Last Dance – Keith Jarrett & Charlie Haden

Este é o segundo disco que sai de uma mesma sessão de gravação: uns anos atrás, Keith Jarrett chamou Chalie Haden para gravar uma batelada de standards em seu estúdio caseiro, e as horas de gravação renderam Jasmine, de 2010, que não me empolgou muito, e Last Dance, lançado há poucos dias, que foi paixão à primeira audição. Estava aqui pensando por que a primeira seleção de músicas não me disse muita coisa e a segunda foi frexada no coração ao primeiro acorde, e a resposta me parece bem simples: o repertório. Com exceção de For All We Know e Body and Soul, eu não conhecia direito (ou não conhecia, ponto) as músicas de Jasmine, enquanto que em Last Dance quase todas são canções eu sei de cor. E acho que esse é um disco tão íntimo, acolhedor, familiar, que conhecer as canções faz toda a diferença: é a diferença de, no primeiro disco, sentir-se uma mosquinha intrusa na sala de gravação e, no segundo, uma pessoa da família que foi convidada a entrar na sala e se esparramar no sofá enquanto a música acontece.

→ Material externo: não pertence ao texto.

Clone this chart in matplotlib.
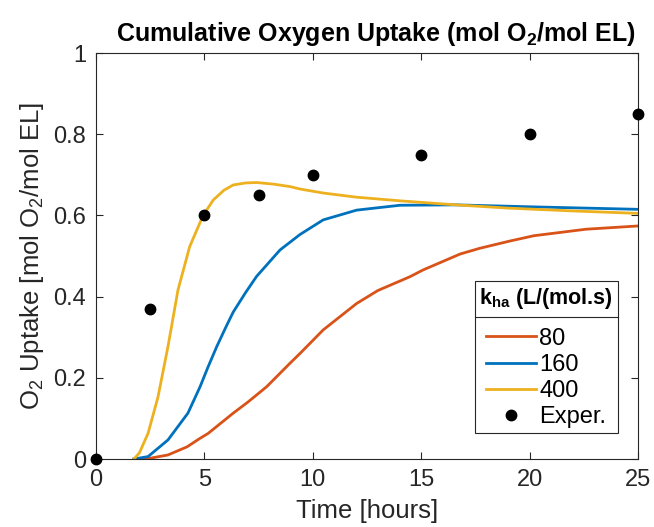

E como acontece. Last Dance é um disco de velhos que graças a deus não precisam provar para a mãe ou a namorada que sabem tocar seus instrumentos. É um disco relaxado, despretensioso, em que a beleza está nos detalhes, como na incrível capacidade do Charlie Haden de soltar cada um de seus buuuums no momento preciso, e nas músicas em que Keith Jarrett se atém por mais de dois compassos à melodia da partitura. É lindo o ‘Round Midnight que eles fazem, em que a melodia custa a aparecer, mas neste disco gosto mais ainda (por ser mais incomum) quando Keith Jarrett sai tocando como se estivesse lendo a melodia diretamente do Real Book, porque aí cada pequena inflexão dinâmica, cada pequena notinha que ele atrasa ou adianta, ganha imensamente em expressividade e força. Neste ponto, em muitos momentos o disco me lembrou o disco de piano solo The Melody at Night, With You, também gravado em casa, em que ele estava reaprendendo a tocar piano e o resultado é de uma simplicidade pungente. Em Last Dance também tudo é muito simples – e, claro, nada é fácil. É difícil pensar em outros dois músicos desse nível dispostos a gravar um disco tão isento de exibicionismos.

E então, claro, tem a improvisação, tem a graça dos grunhidos do Keith Jarrett, tem a surpresa dele próprio com o que vai encontrando pelo caminho. Eu traduziria muitos desses grunhidos como “uia, olha só o que eu achei aqui”, e acho de uma generosidade comovente que esses momentos espontâneos de pura surpresa sejam compartilhados conosco.

O jazz, para mim, é uma música da generosidade. Em primeiro lugar, porque a música só acontece quando um músico tem a generosidade de ouvir o outro. Em segundo, porque os músicos precisam ter a generosidade de compartilhar com o ouvinte um processo criativo que pode ser cheio de hesitações, de problemas, de ruídos (de grunhidos).

Tem esses sites que permitem aos músicos recolher contribuições dos fãs para financiar seus próprios discos. Na maioria deles, pagando pelo disco que será gravado, você também ganha acesso aos “bastidores”, por assim dizer: videozinhos mostrando os ensaios, entrevistas com os músicos, etc. Vende-se a ideia de que, nesses projetos, você ganha não só o produto como também o processo de criação de produto. Pois bem: minha sensação é de que, no jazz, o processo é o próprio produto. Longa vida aos videozinhos de bastidores, claro, mas o processo que realmente importa estará no disco. A essência do jazz, para mim, é essa colaboração generosa entre os músicos – e destes com os ouvintes.

Keith Jarrett e Charlie Haden sabem colaborar.